Ni le livre ni mes articles ne cherchent à fournir des suggestions concernant le combat pour éviter les changements climatiques catastrophiques. Comme je propose dans le livre, cette bataille-là est perdue, nos sociétés (et surtout nos gouvernements et leur préoccupation pour le maintien de notre système économique avant toute chose) n’étant pas en mesure de poser les gestes nécessaires. C’est «trop tard» pour cette bataille.

Le livre porte sur un effondrement de notre système socio-économique et la nécessité de chercher à poser des gestes qui pourront favoriser des moyens pour passer à travers. L’effondrement va «régler» jusqu’à un certain point le défi des changements climatiques, sans que nous agissions pour cela.

Comme nous savons bien, les messages des uns se transforment dans les compréhensions des autres en fonction des filtres de chacune, et il y a toutes les raisons de croire que ma présentation, cherchant à passer outre les défis dus au fait que l’effondrement que je veux présenter est plutôt invisible, a été capté dans de multiples versions. J’ai fourni moi-même un exemple de ceci quand j’ai transformé le discours d’Éric Pineault sur les projections mondiales pour le pétrole en un discours portant sur les seuls sables bitumineux (voir les commentaires sur l’article précédent de ce blogue, mais j’y reviens plus bas).

Résumé de ma conférence de lancement

Je présente donc ici un petit résumé de ma conférence, pensant que l’écrit se déforme selon la lectrice un peu moins que l’oral.

J’ai commencé (1) en partant des débats récents sur les pipelines (dont Énergie Est, maintenant «réglé») et sur la congestion routière qui mettent en évidence la situation de nous, les populations des pays riches.
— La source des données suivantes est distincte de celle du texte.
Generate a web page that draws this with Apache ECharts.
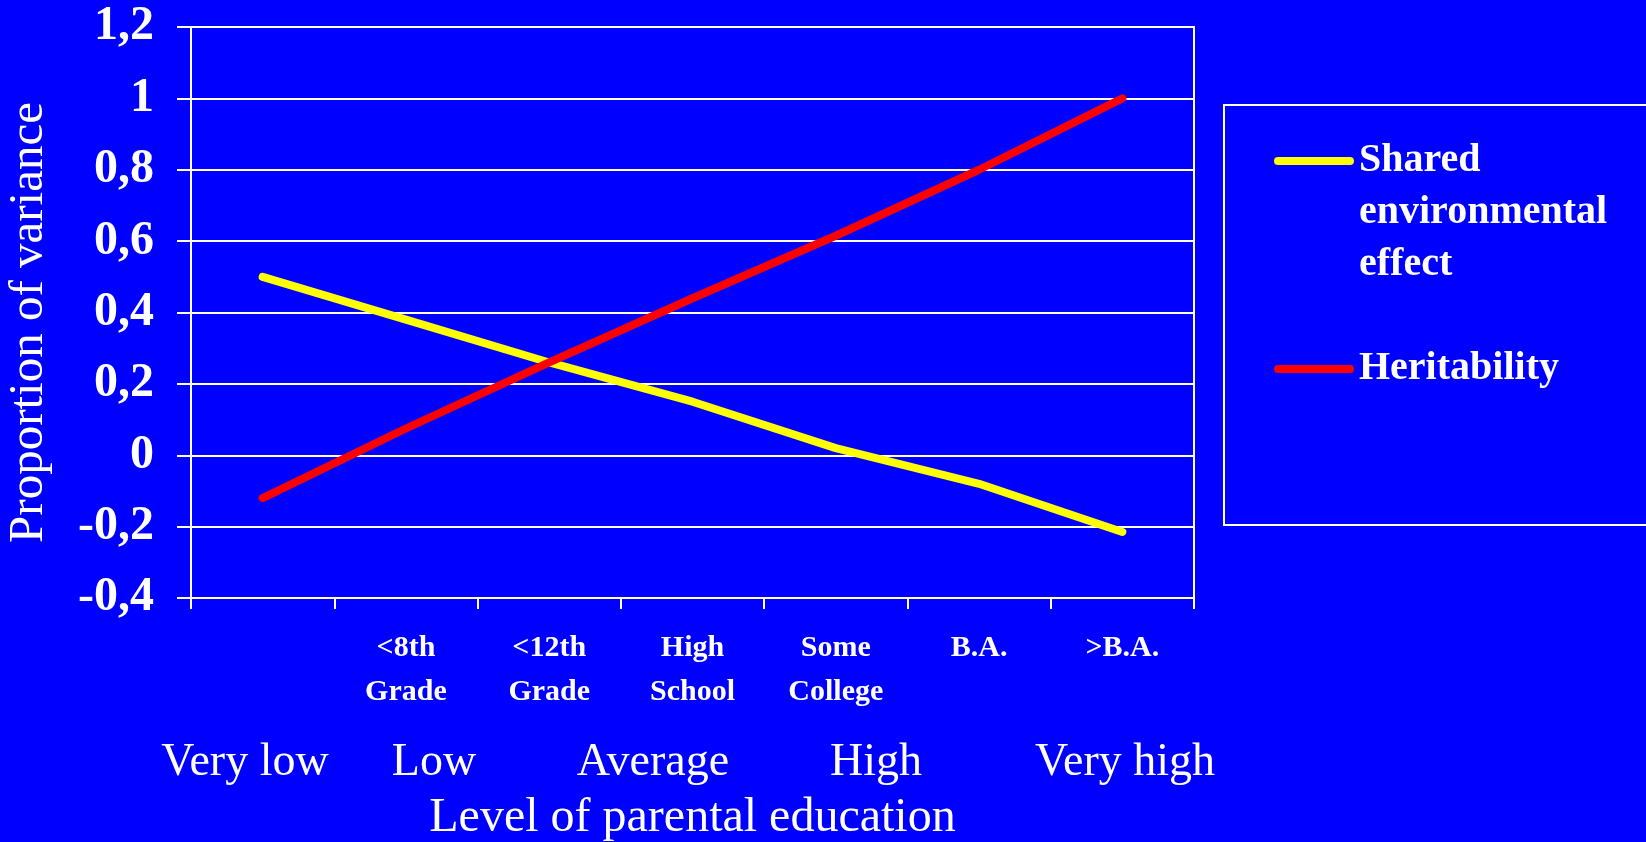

Nous ne réalisons pas que, d’une part, l’extraction et le transport du pétrole causent de sérieux dégâts ailleurs alors que nous protestons contre la possibilité de tels dégâts chez nous et, d’autre part, nos problèmes de congestion sont associés à la dominance d’un produit de luxe, l’automobile, que la plupart de l’humanité ne peut se permettre. J’ai complété le portrait avec une réflexion sur le fait que, justement, nous les riches ne sommes qu’une petite partie de l’humanité, et la partie pauvre continue à croître en nombre, la mettant devant des défis encore plus importants que ceux qu’elle connaît de nos jours. Nous vivons toutes sur une planète «pleine» où l’empreinte écologique est déjà dépassée, et depuis longtemps.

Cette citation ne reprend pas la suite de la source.